Saturday, January 10, 2009


What happened to the past in the past? [2]

This is a mini-series of blogs embedded in a greater series of blogs that concern the self-sacrificial religion known as arch-Christianity (as opposed to present-day neo-Christianity. This blog first appeared as a letter to Truthdig.com


According to the Russian mathematician and historian Fomenko, Jesus was killed in 1185 of our era (see “History: Fiction or Science”, Vol. 2., Delamere Publishing). This makes the event 824 instead of 2009 years old as presumed (directly or indirectly) by not only the “major religions”, but by almost everyone living today. The death of Jesus (the details described by Anna Comnena in her “The Alexiad of Anna Comnena”) also happens not in Jerusalem (known as Ilia to the Arabs), but Constantinople.

If Fomenko is correct, it makes sense that the 1st crusade (Fomenko doubts if there were any crusades before this, though there were a number in the West later—against the Albigensians, the Balts, and Slavs) took place in 1204, nineteen years after the death of Jesus. Not surprisingly, the Crusaders attacked Constantinople, not Jerusalem.

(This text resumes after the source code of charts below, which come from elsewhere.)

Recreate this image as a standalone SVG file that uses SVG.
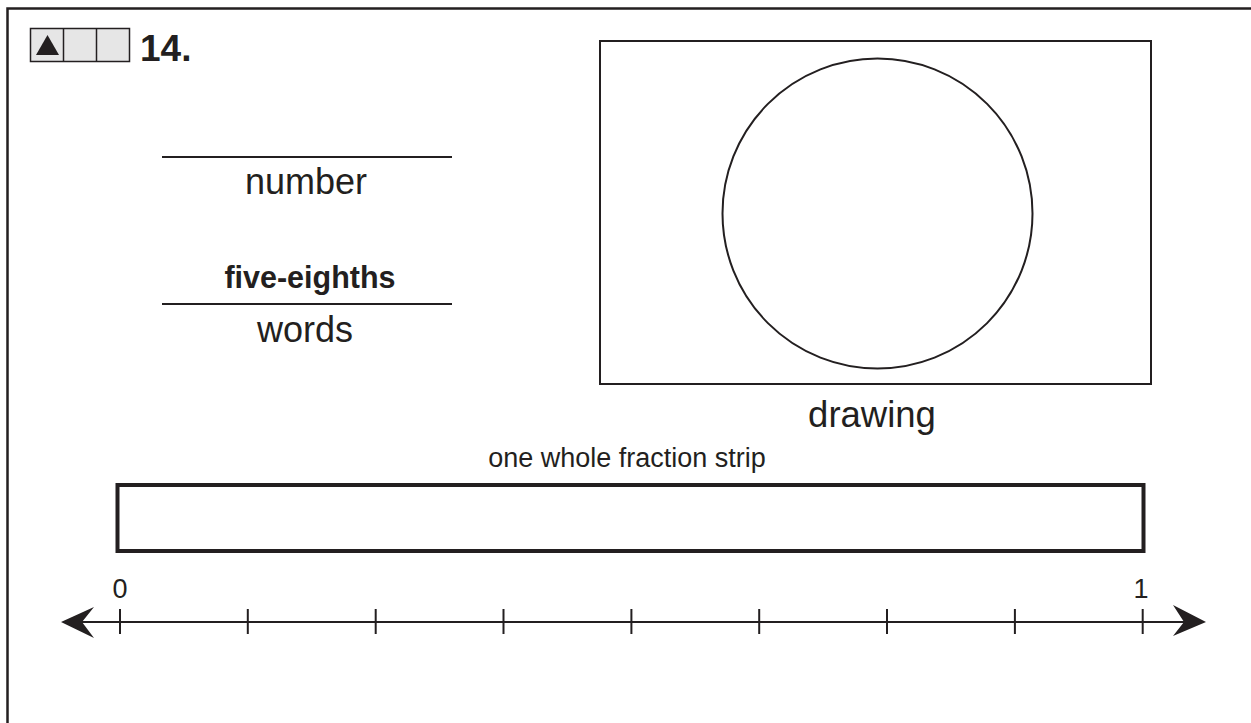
<svg xmlns="http://www.w3.org/2000/svg" width="1251" height="723" viewBox="0 0 1251 723">
<style>
.t{font-family:"Liberation Sans",Arial,sans-serif;fill:#231f20}
.ln{stroke:#231f20;fill:none}
</style>
<rect width="1251" height="723" fill="#fff"/>
<g id="frame"><path class="ln" d="M7.5,723 V8.5 H1251" stroke-width="2.5"/></g>
<g id="badge">
<rect x="30.5" y="28.5" width="99" height="33" fill="#e6e6e6" stroke="#231f20" stroke-width="1.5"/>
<line class="ln" x1="63.5" y1="28.5" x2="63.5" y2="61.5" stroke-width="1.5"/>
<line class="ln" x1="96.5" y1="28.5" x2="96.5" y2="61.5" stroke-width="1.5"/>
<polygon points="36,55 59,55 47.5,35" fill="#231f20"/>
<text class="t" x="140" y="61" font-size="37" font-weight="bold">14.</text>
</g>
<g id="number">
<line class="ln" x1="162" y1="157" x2="452" y2="157" stroke-width="2"/>
<text class="t" x="306" y="194" font-size="36" text-anchor="middle">number</text>
</g>
<g id="words">
<text class="t" x="310" y="288" font-size="30.5" font-weight="bold" text-anchor="middle">five-eighths</text>
<line class="ln" x1="162" y1="304" x2="452" y2="304" stroke-width="2"/>
<text class="t" x="305" y="342" font-size="36" text-anchor="middle">words</text>
</g>
<g id="drawing">
<rect class="ln" x="600" y="41" width="551" height="343" stroke-width="2"/>
<circle class="ln" cx="877.5" cy="213.5" r="155" stroke-width="2"/>
<text class="t" x="872" y="427" font-size="36.5" text-anchor="middle">drawing</text>
</g>
<g id="strip">
<text class="t" x="627" y="467" font-size="27" text-anchor="middle">one whole fraction strip</text>
<rect class="ln" x="117.5" y="485" width="1026" height="66" stroke-width="4"/>
</g>
<g id="numberline">
<line class="ln" x1="75" y1="622" x2="1192" y2="622" stroke-width="2"/>
<polygon points="61,622 94,607 82,622 94,638" fill="#231f20"/>
<polygon points="1206,622 1173,605 1184,622 1173,636" fill="#231f20"/>
<g class="ln" stroke-width="2">
<line x1="120" y1="609" x2="120" y2="634"/>
<line x1="247.8" y1="609" x2="247.8" y2="634"/>
<line x1="375.7" y1="609" x2="375.7" y2="634"/>
<line x1="503.5" y1="609" x2="503.5" y2="634"/>
<line x1="631.4" y1="609" x2="631.4" y2="634"/>
<line x1="759.2" y1="609" x2="759.2" y2="634"/>
<line x1="887" y1="609" x2="887" y2="634"/>
<line x1="1014.9" y1="609" x2="1014.9" y2="634"/>
<line x1="1142.7" y1="609" x2="1142.7" y2="634"/>
</g>
<text class="t" x="120" y="598" font-size="27" text-anchor="middle">0</text>
<text class="t" x="1141" y="598" font-size="27" text-anchor="middle">1</text>
</g>
</svg>
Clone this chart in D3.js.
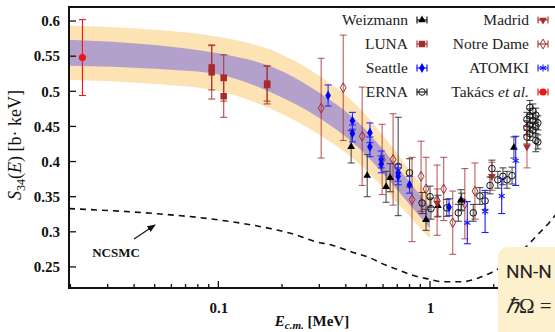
<!DOCTYPE html>
<html>
<head>
<meta charset="utf-8">
<script src="https://cdn.jsdelivr.net/npm/d3@7"></script>
<style>
    body { margin: 0; background: #fff; }
    svg { display: block; }
</style>
</head>
<body>
<svg id="chart" width="555" height="332"></svg>
<script>
// band (theory uncertainty), edges
const bandE       = [0.0197, 0.05, 0.1, 0.18, 0.3, 0.45, 0.6, 0.8, 1.0];
const bandOuterHi = [0.5935, 0.5875, 0.5775, 0.558, 0.522, 0.48, 0.437, 0.388, 0.35];
const bandInnerHi = [0.5735, 0.566, 0.554, 0.5345, 0.498, 0.458, 0.417, 0.371, 0.335];
const bandInnerLo = [0.5365, 0.532, 0.524, 0.4975, 0.462, 0.422, 0.383, 0.339, 0.305];
const bandOuterLo = [0.5165, 0.5105, 0.5005, 0.474, 0.438, 0.40, 0.363, 0.322, 0.29];

// NCSMC curve
const ncsmcE = [0.0197, 0.05, 0.1, 0.186, 0.231, 0.287, 0.345, 0.429, 0.51, 0.613, 0.707, 0.85, 0.978, 1.14, 1.42, 1.68, 1.92, 2.4, 2.96, 3.3, 3.68, 4.5];
const ncsmcS = [0.333, 0.326, 0.317, 0.303, 0.296, 0.286, 0.281, 0.271, 0.264, 0.253, 0.246, 0.237, 0.233, 0.229, 0.229, 0.234, 0.241, 0.259, 0.284, 0.299, 0.314, 0.35];

// experiments: [E (MeV), S (b keV), error]
const weizmann = [[0.424, 0.421, 0.023], [0.505, 0.380, 0.030], [0.62, 0.364, 0.022], [0.648, 0.377, 0.020],
    [0.957, 0.317, 0.015], [1.09, 0.337, 0.015], [1.40, 0.345, 0.015], [2.49, 0.420, 0.015]];
const luna = [[0.093, 0.534, 0.032], [0.093, 0.527, 0.038], [0.106, 0.519, 0.033], [0.106, 0.493, 0.030],
    [0.170, 0.509, 0.027], [0.170, 0.511, 0.025]];
const seattle = [[0.33, 0.494, 0.015], [0.43, 0.458, 0.012], [0.43, 0.440, 0.012], [0.52, 0.441, 0.014],
    [0.52, 0.421, 0.014], [0.588, 0.403, 0.012], [0.588, 0.396, 0.012], [0.707, 0.384, 0.012],
    [0.707, 0.379, 0.012], [0.80, 0.367, 0.012], [1.23, 0.335, 0.012]];
const erna = [[0.707, 0.393, 0.070], [0.80, 0.384, 0.020], [0.917, 0.341, 0.015], [1.0, 0.350, 0.015],
    [1.01, 0.333, 0.015], [1.20, 0.334, 0.012], [1.36, 0.327, 0.012], [1.41, 0.343, 0.012],
    [1.60, 0.327, 0.012], [1.72, 0.351, 0.012], [1.82, 0.344, 0.012], [1.92, 0.366, 0.012],
    [1.96, 0.390, 0.012], [2.09, 0.374, 0.012], [2.21, 0.379, 0.012], [2.31, 0.374, 0.012],
    [2.44, 0.380, 0.012], [2.87, 0.460, 0.010], [2.87, 0.448, 0.010], [2.87, 0.435, 0.010],
    [2.96, 0.477, 0.010], [2.96, 0.465, 0.010], [2.96, 0.452, 0.010], [2.96, 0.440, 0.010],
    [3.06, 0.472, 0.010], [3.06, 0.458, 0.010], [3.06, 0.445, 0.010], [3.16, 0.466, 0.010],
    [3.16, 0.450, 0.010], [3.16, 0.430, 0.016], [3.23, 0.455, 0.010], [3.23, 0.428, 0.010]];
const madrid = [[1.08, 0.341, 0.020], [1.96, 0.379, 0.020], [2.87, 0.421, 0.030]];
const notreDame = [[0.306, 0.476, 0.071], [0.389, 0.505, 0.075], [0.478, 0.436, 0.070], [0.594, 0.403, 0.050],
    [0.669, 0.403, 0.065], [0.822, 0.346, 0.060], [0.907, 0.379, 0.050], [0.957, 0.361, 0.045],
    [1.08, 0.345, 0.050], [1.16, 0.361, 0.045], [1.28, 0.313, 0.045], [1.46, 0.340, 0.050],
    [1.63, 0.358, 0.040]];
const atomki = [[1.50, 0.313, 0.030], [1.82, 0.329, 0.030], [2.18, 0.351, 0.025], [2.54, 0.401, 0.035]];
const takacs = [[0.0228, 0.548, 0.054]];

const xTickValues = [0.1, 1];
const yTickValues = [0.25, 0.3, 0.35, 0.4, 0.45, 0.5, 0.55, 0.6];

const darkRed = '#a82a2a';
const serif = '"Liberation Serif", "Times New Roman", serif';

const margin = { top: 7, left: 69, bottom: 288, right: 578 };

const svg = d3.select('#chart');
svg.append('rect').attr('width', 555).attr('height', 332).attr('fill', '#fff');

const x = d3.scaleLog().domain([0.0197, 5]).range([margin.left, margin.right]);
const y = d3.scaleLinear().domain([0.22, 0.62]).range([margin.bottom, margin.top]);

const defs = svg.append('defs');
defs.append('clipPath').attr('id', 'clip')
    .append('rect')
    .attr('x', margin.left).attr('y', margin.top)
    .attr('width', margin.right - margin.left).attr('height', margin.bottom - margin.top);

const gPlot = svg.append('g').attr('clip-path', 'url(#clip)');

// bands
const bandIdx = d3.range(bandE.length);
const outerArea = d3.area()
    .x(i => x(bandE[i]))
    .y0(i => y(bandOuterLo[i]))
    .y1(i => y(bandOuterHi[i]))
    .curve(d3.curveMonotoneX);
const innerArea = d3.area()
    .x(i => x(bandE[i]))
    .y0(i => y(bandInnerLo[i]))
    .y1(i => y(bandInnerHi[i]))
    .curve(d3.curveMonotoneX);

gPlot.append('path').datum(bandIdx).attr('d', outerArea).attr('fill', '#fde3b3');
gPlot.append('path').datum(bandIdx).attr('d', innerArea).attr('fill', '#b3a0cb');

// NCSMC dashed line
gPlot.append('path').datum(d3.range(ncsmcE.length))
    .attr('d', d3.line().x(i => x(ncsmcE[i])).y(i => y(ncsmcS[i])).curve(d3.curveMonotoneX))
    .attr('fill', 'none')
    .attr('stroke', '#111')
    .attr('stroke-width', 1.6)
    .attr('stroke-dasharray', '6,5');

// marker shapes
const symTri = d3.symbol().type(d3.symbolTriangle).size(26)();
const symSq = d3.symbol().type(d3.symbolSquare).size(42)();
const symDia = d3.symbol().type(d3.symbolDiamond).size(28)();
const symDot = d3.symbol().type(d3.symbolCircle).size(40)();

function drawMarker(g, kind, color) {
    if (kind === 'triUp') {
        g.append('path').attr('d', symTri).attr('fill', color);
    } else if (kind === 'triDown') {
        g.append('path').attr('d', symTri).attr('transform', 'rotate(180)').attr('fill', color);
    } else if (kind === 'square') {
        g.append('path').attr('d', symSq).attr('fill', color);
    } else if (kind === 'diamond') {
        g.append('path').attr('d', symDia).attr('fill', color);
    } else if (kind === 'openDiamond') {
        g.append('path').attr('d', symDia).attr('fill', 'none').attr('stroke', color).attr('stroke-width', 1);
    } else if (kind === 'openCircle') {
        g.append('circle').attr('r', 3.3).attr('fill', 'none').attr('stroke', color).attr('stroke-width', 1);
    } else if (kind === 'dot') {
        g.append('path').attr('d', symDot).attr('fill', color);
    } else if (kind === 'asterisk') {
        [90, 30, 150].forEach(a => {
            const r = 3.5, t = a * Math.PI / 180;
            g.append('line')
                .attr('x1', -r * Math.cos(t)).attr('y1', -r * Math.sin(t))
                .attr('x2', r * Math.cos(t)).attr('y2', r * Math.sin(t))
                .attr('stroke', color).attr('stroke-width', 1.2);
        });
    }
}

function drawSeries(data, kind, color, barColor, barOpacity) {
    const gs = gPlot.append('g');
    data.forEach(d => {
        const cx = x(d[0]);
        const yTop = y(d[1] + d[2]);
        const yBot = y(d[1] - d[2]);
        const gb = gs.append('g').attr('stroke', barColor).attr('stroke-opacity', barOpacity).attr('stroke-width', 1.1);
        gb.append('line').attr('x1', cx).attr('x2', cx).attr('y1', yTop).attr('y2', yBot);
        gb.append('line').attr('x1', cx - 3.5).attr('x2', cx + 3.5).attr('y1', yTop).attr('y2', yTop);
        gb.append('line').attr('x1', cx - 3.5).attr('x2', cx + 3.5).attr('y1', yBot).attr('y2', yBot);
        const gm = gs.append('g').attr('transform', `translate(${cx},${y(d[1])})`);
        drawMarker(gm, kind, color);
    });
}

drawSeries(notreDame, 'openDiamond', darkRed, darkRed, 0.75);
drawSeries(erna, 'openCircle', '#111', '#222', 0.8);
drawSeries(weizmann, 'triUp', '#000', '#333', 0.85);
drawSeries(madrid, 'triDown', darkRed, darkRed, 0.7);
drawSeries(seattle, 'diamond', '#0000ff', '#2a2aff', 1);
drawSeries(atomki, 'asterisk', '#1a1aff', '#1a1aff', 1);
drawSeries(luna, 'square', darkRed, darkRed, 0.85);
drawSeries(takacs, 'dot', '#f01414', '#f01414', 1);

// NCSMC annotation
svg.append('text')
    .attr('x', 116).attr('y', 257)
    .attr('text-anchor', 'middle')
    .attr('font-family', serif).attr('font-weight', 'bold').attr('font-size', 13)
    .attr('fill', '#111')
    .text('NCSMC');
defs.append('marker')
    .attr('id', 'arrow').attr('viewBox', '0 0 10 10')
    .attr('refX', 9).attr('refY', 5)
    .attr('markerWidth', 7).attr('markerHeight', 7)
    .attr('orient', 'auto')
    .append('path').attr('d', 'M0,1 L10,5 L0,9 z').attr('fill', '#111');
svg.append('line')
    .attr('x1', 134).attr('y1', 239).attr('x2', 155).attr('y2', 225)
    .attr('stroke', '#111').attr('stroke-width', 1.2)
    .attr('marker-end', 'url(#arrow)');

// axes
const xAxis = d3.axisBottom(x)
    .tickValues(xTickValues)
    .tickFormat(d3.format('~g'))
    .tickSize(0)
    .tickPadding(14);
const gx = svg.append('g').attr('transform', `translate(0,${margin.bottom})`).call(xAxis);
gx.select('.domain').remove();
gx.selectAll('text')
    .attr('font-family', serif).attr('font-weight', 'bold').attr('font-size', 15).attr('fill', '#111');

// x minor/major ticks pointing inward
const minorX = [];
[0.01, 0.1, 1].forEach(dec => d3.range(1, 10).forEach(k => minorX.push(dec * k)));
svg.append('g').selectAll('line')
    .data(minorX.filter(v => v > 0.0197 && v < 5))
    .join('line')
    .attr('x1', d => x(d)).attr('x2', d => x(d))
    .attr('y1', margin.bottom)
    .attr('y2', d => xTickValues.includes(d) ? margin.bottom - 7 : margin.bottom - 4)
    .attr('stroke', '#111').attr('stroke-width', 1.3);

const yAxis = d3.axisLeft(y)
    .tickValues(yTickValues)
    .tickFormat(d3.format('~g'))
    .tickSize(0)
    .tickPadding(9);
const gy = svg.append('g').attr('transform', `translate(${margin.left},0)`).call(yAxis);
gy.select('.domain').remove();
gy.selectAll('text')
    .attr('font-family', serif).attr('font-weight', 'bold').attr('font-size', 15).attr('fill', '#111');
svg.append('g').selectAll('line')
    .data(yTickValues)
    .join('line')
    .attr('x1', margin.left).attr('x2', margin.left + 7)
    .attr('y1', d => y(d)).attr('y2', d => y(d))
    .attr('stroke', '#111').attr('stroke-width', 1.3);

// frame
svg.append('rect')
    .attr('x', margin.left).attr('y', margin.top)
    .attr('width', margin.right - margin.left).attr('height', margin.bottom - margin.top)
    .attr('fill', 'none').attr('stroke', '#111').attr('stroke-width', 2);

// axis titles
const xLabel = svg.append('text')
    .attr('x', 312).attr('y', 326)
    .attr('text-anchor', 'middle')
    .attr('font-family', serif).attr('font-weight', 'bold').attr('font-size', 15).attr('fill', '#111');
xLabel.append('tspan').attr('font-style', 'italic').text('E');
xLabel.append('tspan').attr('font-style', 'italic').attr('font-size', 11).attr('dy', 3).text('c.m.');
xLabel.append('tspan').attr('dy', -3).text(' [MeV]');

const yLabel = svg.append('text')
    .attr('transform', 'translate(21,145) rotate(-90)')
    .attr('text-anchor', 'middle')
    .attr('font-family', serif).attr('font-size', 18).attr('fill', '#111');
yLabel.append('tspan').attr('font-style', 'italic').text('S');
yLabel.append('tspan').attr('font-size', 12).attr('dy', 4).text('34');
yLabel.append('tspan').attr('dy', -4).text('(');
yLabel.append('tspan').attr('font-style', 'italic').text('E');
yLabel.append('tspan').text(') [b· keV]');

// legend
const legendItems = [
    { label: ['Weizmann'], kind: 'triUp', color: '#000', col: 0, row: 0 },
    { label: ['LUNA'], kind: 'square', color: darkRed, col: 0, row: 1 },
    { label: ['Seattle'], kind: 'diamond', color: '#0000ff', col: 0, row: 2 },
    { label: ['ERNA'], kind: 'openCircle', color: '#111', col: 0, row: 3 },
    { label: ['Madrid'], kind: 'triDown', color: darkRed, col: 1, row: 0 },
    { label: ['Notre Dame'], kind: 'openDiamond', color: darkRed, col: 1, row: 1 },
    { label: ['ATOMKI'], kind: 'asterisk', color: '#1a1aff', col: 1, row: 2 },
    { label: ['Takács ', 'et al.'], kind: 'dot', color: '#f01414', col: 1, row: 3 }
];
const legendColX = [408, 529];
const legendRowY = [20, 44, 68, 92];

legendItems.forEach(item => {
    const lx = legendColX[item.col];
    const ly = legendRowY[item.row];
    const t = svg.append('text')
        .attr('x', lx).attr('y', ly + 5)
        .attr('text-anchor', 'end')
        .attr('font-family', serif).attr('font-size', 15.5).attr('fill', '#222');
    t.append('tspan').text(item.label[0]);
    if (item.label[1]) t.append('tspan').attr('font-style', 'italic').text(item.label[1]);

    const g = svg.append('g').attr('transform', `translate(${lx + 14},${ly})`);
    g.append('line').attr('x1', -5).attr('x2', 5).attr('y1', 0).attr('y2', 0)
        .attr('stroke', item.color).attr('stroke-width', 1.1);
    [-5, 5].forEach(cx => g.append('line')
        .attr('x1', cx).attr('x2', cx).attr('y1', -3.5).attr('y2', 3.5)
        .attr('stroke', item.color).attr('stroke-width', 1.1));
    drawMarker(g, item.kind, item.color);
});

// parameter box (bottom right, cut by the page edge as in the figure)
svg.append('rect')
    .attr('x', 498).attr('y', 247)
    .attr('width', 120).attr('height', 120)
    .attr('rx', 10).attr('ry', 10)
    .attr('fill', '#fdf0cd');
svg.append('text')
    .attr('x', 506).attr('y', 278)
    .attr('font-family', 'Roboto, "DejaVu Sans", sans-serif').attr('font-size', 19).attr('fill', '#222')
    .text('NN-N');
const hw = svg.append('text')
    .attr('x', 506).attr('y', 313)
    .attr('font-family', serif).attr('font-size', 21).attr('fill', '#222');
hw.append('tspan').attr('font-style', 'italic').text('ℏ');
hw.append('tspan').text('Ω =');
</script>
</body>
</html>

It is doubtful whether Jerusalem existed as Jerusalem before Napoleon. Early maps of the Middle East used by Napoleon do not show such a city in Palestine. Fomenko points out that after the fall of Constantinople, also known as Jerusalem in its time, was an idealized name for a number of cities after it fell into the hands of “new” Rome in the West.

In any event, after the plunder of Constantinople-Jerusalem (in 1453 the Turks only finished what the neo-Christians had begun 249 years earlier), the West—motivated by economic expansionism—began a war against the East and the rest of the world. The “rest” of the world fell to colonialists from the West easily. However, the East (the lands coinciding with those of the Eastern Empire) was not so easily gained.

According to Fomenko, Russia, was part of the Eastern Empire, but survived its fall to become its heir. Russia was attacked by catholicized Poles and Lithuanians (not to mention the Catholic Teutonic Knights at an earlier time and the Swedes later), and while the attackers did not succeed in conquering Russia, a consequence of their destructive activities made possible the implantation of a dynasty of tsars willing to become the West’s collaborators. This was the Romanov dynasty. It ruled over Russia for over three hundred years—1613-1917.

Though the Romanovs did not always collaborate with the West and even exhibited a will of their own, they did (most important for the imposition of western culture on Russia) force its ecclesiastical authorities to adopt the Western calendar. They also imported a historical chronology that had nothing to do with the Eastern Empire, but was the creation of the West.

Thus, while the Russian Orthodox Church continues to hold that it is the direct heir of “early” Christianity, it has forgot that “early” may also mean “arch”, that is to say, that many of the territories that the West today says were formerly “pagan”, actually were part of arch-Christendom. The Jews, as noted in my post at 12:19 a.m., were part of that arch-Christendom.